The privileging of the public and published has tended to overshadow fundamental factors in the study of scientific visualization, such as the nature of and the significant role played by visual inscriptions and processes within a scientist’s journals, notebooks, observing books, laboratory books, or just ordered sheets of unbound paper. Such internal, tentative, and preliminary sketches or drawings, or what I label «working images» (a variety of sketches or drawings including diagrams, outlines, schematics, «skeletons», mimetic representations, and so on, to be found within the internal records of an observational program) have to some extent or other, to be sure, been used as sources for historians, sociologists, and philosophers of science. But for the most part this has been true only in so far as they have been employed to shed light on final published images or text, and the printing and editorial processes involved. I am, however, more interested on what light a study of the working images and their various functions can shed on the nature of the practices and processes involved in scientific observation.

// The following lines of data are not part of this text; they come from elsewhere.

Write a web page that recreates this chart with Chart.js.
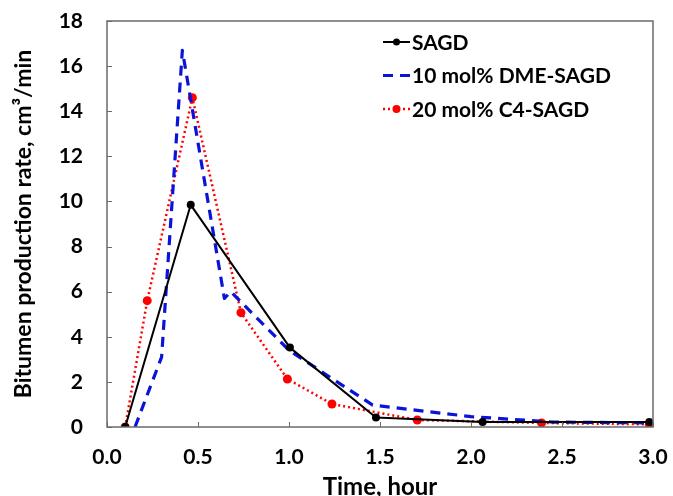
<!DOCTYPE html>
<html>
<head>
<meta charset="utf-8">
<script src="https://cdn.jsdelivr.net/npm/chart.js@4.4.1/dist/chart.umd.min.js"></script>
<style>
  html, body { margin: 0; padding: 0; background: #fff; }
  #wrap { width: 673px; height: 496px; position: relative; }
</style>
</head>
<body>
<div id="wrap"><canvas id="c"></canvas></div>
<script>
// Bitumen production rate vs. time for three SAGD variants
const seriesNames = ['SAGD', '10 mol% DME-SAGD', '20 mol% C4-SAGD'];

const sagdTime = [0.10, 0.46, 1.005, 1.478, 2.064, 2.98];
const sagdRate = [0.0, 9.85, 3.52, 0.42, 0.22, 0.22];

const dmeTime = [0.154, 0.30, 0.414, 0.645, 0.68, 1.0, 1.46, 2.0, 2.45, 3.0];
const dmeRate = [0.0, 3.1, 16.7, 5.7, 6.0, 3.4, 0.97, 0.46, 0.22, 0.18];

const c4Time = [0.10, 0.221, 0.469, 0.736, 0.991, 1.236, 1.705, 2.388, 2.98];
const c4Rate = [0.0, 5.6, 14.6, 5.07, 2.13, 1.02, 0.31, 0.18, 0.12];

const xTicks = [0.0, 0.5, 1.0, 1.5, 2.0, 2.5, 3.0];
const yTicks = [0, 2, 4, 6, 8, 10, 12, 14, 16, 18];

const xTitle = 'Time, hour';
const yTitle = 'Bitumen production rate, cm\u00B3/min';

const FONT = 'Lato, "Open Sans", sans-serif';

function pairs(xs, ys) { return xs.map((x, i) => ({ x: x, y: ys[i] })); }

// Plot frame with inward tick marks
const framePlugin = {
  id: 'frame',
  afterDatasetsDraw(chart) {
    const { ctx, chartArea: a, scales } = chart;
    ctx.save();
    ctx.strokeStyle = '#6b6b6b';
    ctx.lineWidth = 1.5;
    ctx.strokeRect(a.left, a.top, a.right - a.left, a.bottom - a.top);
    ctx.lineWidth = 1;
    ctx.beginPath();
    xTicks.forEach(v => {
      const px = Math.round(scales.x.getPixelForValue(v)) + 0.5;
      ctx.moveTo(px, a.bottom);
      ctx.lineTo(px, a.bottom - 5);
    });
    yTicks.forEach(v => {
      const py = Math.round(scales.y.getPixelForValue(v)) + 0.5;
      ctx.moveTo(a.left, py);
      ctx.lineTo(a.left + 5, py);
    });
    ctx.stroke();
    ctx.restore();
  }
};

// Legend drawn inside the plot area, top right
const legendPlugin = {
  id: 'insideLegend',
  afterDraw(chart) {
    const { ctx, chartArea: a } = chart;
    const x0 = a.left + 276, y0 = a.top + 21, gap = 33.5, len = 27;
    ctx.save();
    chart.data.datasets.forEach((ds, i) => {
      const y = y0 + i * gap;
      ctx.strokeStyle = ds.borderColor;
      ctx.lineWidth = ds.borderWidth;
      ctx.setLineDash(ds.borderDash || []);
      ctx.beginPath();
      ctx.moveTo(x0, y);
      ctx.lineTo(x0 + len, y);
      ctx.stroke();
      ctx.setLineDash([]);
      if (ds.pointRadius > 0) {
        ctx.fillStyle = ds.pointBackgroundColor;
        ctx.beginPath();
        ctx.arc(x0 + len / 2, y, ds.pointRadius - 0.5, 0, Math.PI * 2);
        ctx.fill();
      }
      ctx.fillStyle = '#000';
      ctx.font = 'bold 21px ' + FONT;
      ctx.textBaseline = 'middle';
      ctx.textAlign = 'left';
      ctx.fillText(ds.label, x0 + len + 2, y + 1);
    });
    ctx.restore();
  }
};

new Chart(document.getElementById('c'), {
  type: 'line',
  data: {
    datasets: [
      {
        label: seriesNames[0],
        data: pairs(sagdTime, sagdRate),
        borderColor: '#000000',
        backgroundColor: '#000000',
        pointBackgroundColor: '#000000',
        pointBorderWidth: 0,
        borderWidth: 2,
        pointRadius: 4
      },
      {
        label: seriesNames[1],
        data: pairs(dmeTime, dmeRate),
        borderColor: '#0a14d8',
        backgroundColor: '#0a14d8',
        borderWidth: 3.2,
        borderDash: [10, 7],
        pointRadius: 0
      },
      {
        label: seriesNames[2],
        data: pairs(c4Time, c4Rate),
        borderColor: '#ff0000',
        backgroundColor: '#ff0000',
        pointBackgroundColor: '#ff0000',
        pointBorderWidth: 0,
        borderWidth: 2.5,
        borderDash: [2, 3],
        pointRadius: 4.5
      }
    ]
  },
  options: {
    responsive: true,
    maintainAspectRatio: false,
    animation: false,
    events: [],
    layout: { padding: { top: 21, right: 20, left: 0, bottom: 0 } },
    plugins: { legend: { display: false }, tooltip: { enabled: false } },
    elements: { line: { tension: 0, borderJoinStyle: 'round' } },
    scales: {
      x: {
        type: 'linear',
        min: 0, max: 3,
        afterBuildTicks(s) { s.ticks = xTicks.map(v => ({ value: v })); },
        afterFit(s) { s.height = 69; s.paddingLeft = 0; s.paddingRight = 0; },
        grid: { display: false, drawTicks: false },
        border: { display: false },
        ticks: {
          padding: 18,
          color: '#000',
          font: { family: FONT, size: 21, weight: 'bold' },
          callback: v => v.toFixed(1)
        },
        title: {
          display: true, text: xTitle, color: '#000',
          font: { family: FONT, size: 24, weight: 'bold' },
          padding: { top: 0, bottom: -6 }
        }
      },
      y: {
        type: 'linear',
        min: 0, max: 18,
        afterBuildTicks(s) { s.ticks = yTicks.map(v => ({ value: v })); },
        afterFit(s) { s.width = 107; s.paddingTop = 0; s.paddingBottom = 0; },
        grid: { display: false, drawTicks: false },
        border: { display: false },
        ticks: {
          padding: 24,
          color: '#000',
          font: { family: FONT, size: 21, weight: 'bold' }
        },
        title: {
          display: true, text: yTitle, color: '#000',
          font: { family: FONT, size: 23, weight: 'bold' },
          padding: { top: 10, bottom: 0 }
        }
      }
    }
  },
  plugins: [framePlugin, legendPlugin]
});
</script>
</body>
</html>
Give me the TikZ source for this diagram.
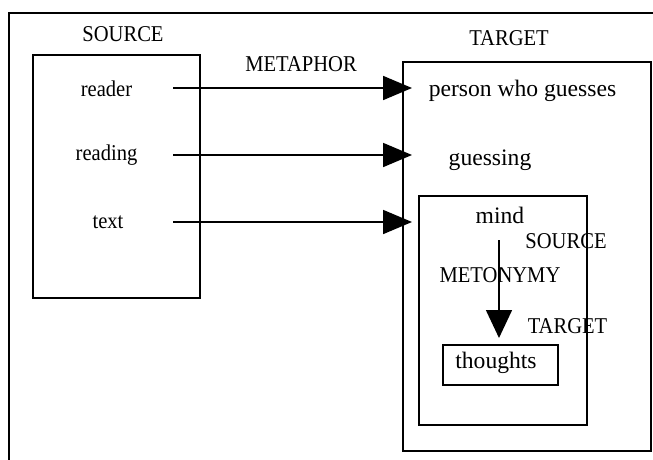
\documentclass[tikz,border=0pt]{standalone}
\usepackage{fontspec}
\usepackage{graphicx}
\setmainfont{Liberation Serif}
\usetikzlibrary{arrows.meta}
\newcommand\condensed[1]{\scalebox{0.91}[1]{#1}}
\begin{document}
\begin{tikzpicture}[x=1pt,y=-1pt,
  lab/.style={inner sep=0pt,anchor=base,font=\fontsize{22.6}{23}\selectfont},
  rlab/.style={inner sep=0pt,anchor=base,font=\fontsize{23.6}{24}\selectfont},
  frame/.style={draw=black,line width=2pt},
  boxl/.style={draw=black,line width=1.8pt},
  conn/.style={line width=1.8pt,-{Triangle[length=29pt,width=24pt]}},
  vconn/.style={line width=1.6pt,-{Triangle[length=28pt,width=26pt]}}]
\useasboundingbox (0,0) rectangle (653,460);
% outer frame (top and left)
\draw[frame] (8.5,460) -- (8.5,13) -- (653,13);
% source box
\draw[boxl] (33,55) rectangle (200,298);
\node[lab] (src) at (123,42) {\condensed{SOURCE}};
\node[lab] (reader) at (106.5,96) {\condensed{reader}};
\node[lab] (reading) at (106.5,160) {\condensed{reading}};
\node[lab] (text) at (108,228) {\condensed{text}};
\node[lab] (metaphor) at (301,71) {\condensed{METAPHOR}};
% target box
\draw[boxl] (403,62) rectangle (651,451);
\node[lab] (tgt) at (509,46) {\condensed{TARGET}};
\node[rlab] (person) at (522.5,96) {person who guesses};
\node[rlab] (guessing) at (490,165) {guessing};
% inner box
\draw[boxl] (419,196) rectangle (587,425);
\node[rlab] (mind) at (500,223) {mind};
\node[lab] (src2) at (566,248) {\condensed{SOURCE}};
\node[lab] (metonymy) at (500,282) {\condensed{METONYMY}};
\node[lab] (tgt2) at (567.5,333) {\condensed{TARGET}};
% thoughts box
\draw[boxl] (443,345) rectangle (558,385);
\node[rlab] (thoughts) at (496,368) {thoughts};
% arrows
\coordinate (a1s) at (173,88);
\coordinate (a1e) at (412,88);
\coordinate (a2s) at (173,155);
\coordinate (a2e) at (412,155);
\coordinate (a3s) at (173,222);
\coordinate (a3e) at (412,222);
\coordinate (vs) at (499,240);
\coordinate (ve) at (499,338);
\draw[conn] (a1s) -- (a1e);
\draw[conn] (a2s) -- (a2e);
\draw[conn] (a3s) -- (a3e);
\draw[vconn] (vs) -- (ve);
\end{tikzpicture}
\end{document}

The general driving force behind this book, therefore, will be the question: what can the drawings of the nebulae and star clusters tell us about the nature of scientific observation in the 19th century? This question has been typically answered, to be sure, by way of photography and self-writing instruments, stereoscopes and kaleidoscopes; but rarely, if ever, by way of the hand, its implements (paper and pencil), and the pragmatic processes into which these were embedded. In the very least, we must ascertain and get the multifarious practices of the latter right (which are neither homogenous nor obvious) before we can go on to discover what precisely was supplanted by the incursion of the former; and it is this that I attempt to do in the following work. [2]
Furthermore, one of the important features overshadowed by the privileging of the published has been the multiple ways in which all sorts of working images move through a series of observing books or sheets of paper. A working image does not stand alone, nor does it stand still. But nor do working images have some kind of intrinsic agency of their own. Rather, they are processed and managed, copied and traced, added to and supplemented, compared and contrasted, selected and multiplied. This is made possible for the working images by internally established and selected processes in which they are made to perform and operate through a systematic, routine, and ordered array of observing books or unbound sheets of paper.